The Globally Trapped Future: A Fate for Black Holes and Wormholes

TL;DR

The paper addresses the dynamic evolution of non-singular spacetimes, such as regular black holes, and their relation to wormholes by introducing a framework to generate arbitrary spherically symmetric metrics from two scalar fields coupled to an electromagnetic field. It analyzes non-stationary spacetimes with tractable global causal structure and trapping horizons, revealing a three-fold classification of ultimate fates and highlighting the globally trapped future as a novel possibility. Through concrete models, including a Schwarzschild-like black hole and an Ellis-Bronnikov wormhole, the authors demonstrate transitions between black-hole and wormhole regimes and introduce the concept of an unattainable minimal throat, the Endless Throat, embedded in a regular black hole. The work offers a new lens on regular black holes and horizon dynamics, with potential implications for causal structure and the end-state of gravitational collapse, while outlining future work to realize Schwarzschild-like limits with preserved Killing horizons and Endless Throats.

Abstract

We demonstrate, for the first time, that arbitrary spherically symmetric metrics can be derived within a framework based on the coupling of two scalar fields and an electromagnetic field. We then specialize to a class of non-stationary spacetimes characterized by analytically tractable global causal structure and trapping horizons, which is particularly suited for investigating black holes and wormholes. Within this framework, we find that the fate of spacetime can be categorized into three distinct classes: those without a globally trapped future; those without a globally trapped future but containing bounded, Cauchy-foliated trapped regions; and those with a future that becomes completely trapped.
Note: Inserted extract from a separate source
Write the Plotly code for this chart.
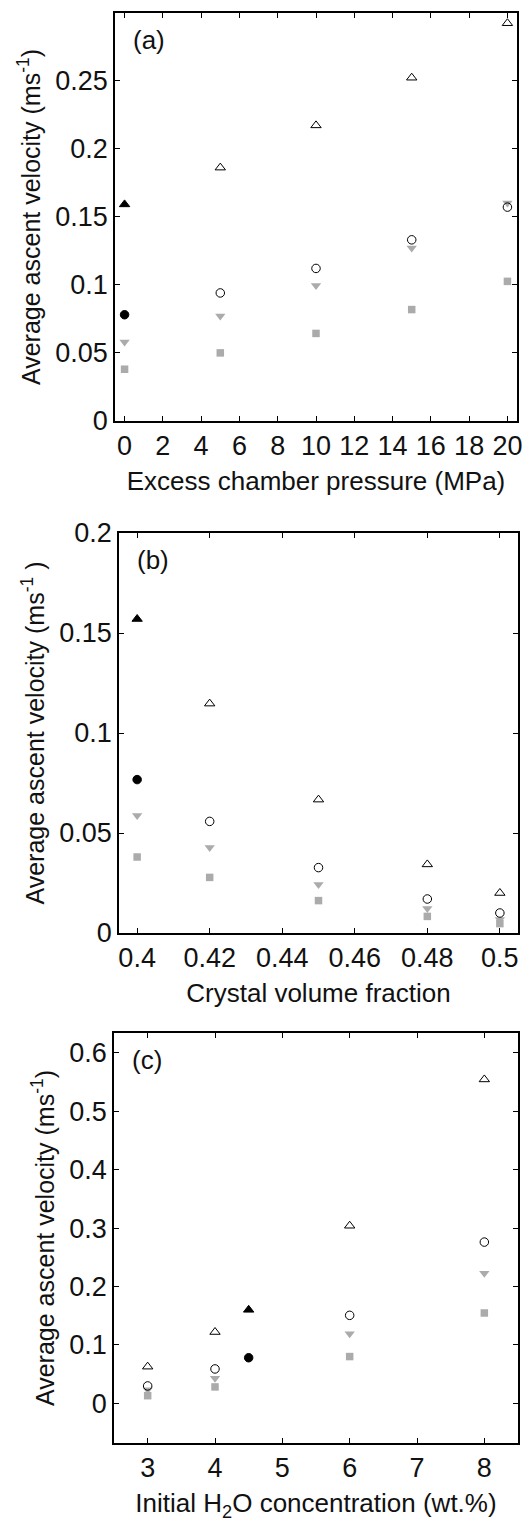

The evolution of a geometrically Schwarzschild-like black hole and a horizonless wormhole demonstrates these possible fates, thus revealing the globally trapped outcome as a novel theoretical possibility. Finally, we propose that a regular black hole may contain an Unattainable Minimal Throat -- a minimal-radius throat that is causally unreachable -- and refer to it henceforth as the Endless Throat.

Figures (3)

• Figure 1: The Penrose diagram for parameters $a=0.4, m=1.4, k=1/(2am)$. Regions: $\mathrm{T}$ (trapped), $\mathrm{AT}$ (anti-trapped), $\mathrm{UT}$ (untrapped). Blue and red lines indicate marginally trapping horizons of $k^a_+$ and $k^a_-$, thick and thin gray lines denote null infinities and constant $R$ surfaces (larger $R$ closer to null infinity). The null energy condition (NEC) and the strong energy condition (SEC) are satisfied in the region between the two dashed lines.
• Figure 2: Penrose diagram for $a=0.4, m=2, k=1/(2am)$. $\rho\geq0$ inside the regions enclosed by the four dotted lines. The label $\mathrm{UT}$ is not shown. The NEC and the SEC are satisfied in the region between the two dashed lines.
• Figure 3: Penrose diagram for $a=2, L=1, k=1/(2a(a-L)^2), mk=4, n=0$. Note that the thick gray lines do not represent conformal boundaries but merely coordinate boundaries, while the thin gray lines indicate surfaces of constant $R$; closer to the boundaries, these surfaces correspond to smaller $R$. The weak energy condition (WEC) is satisfied in the region between the two dashed lines.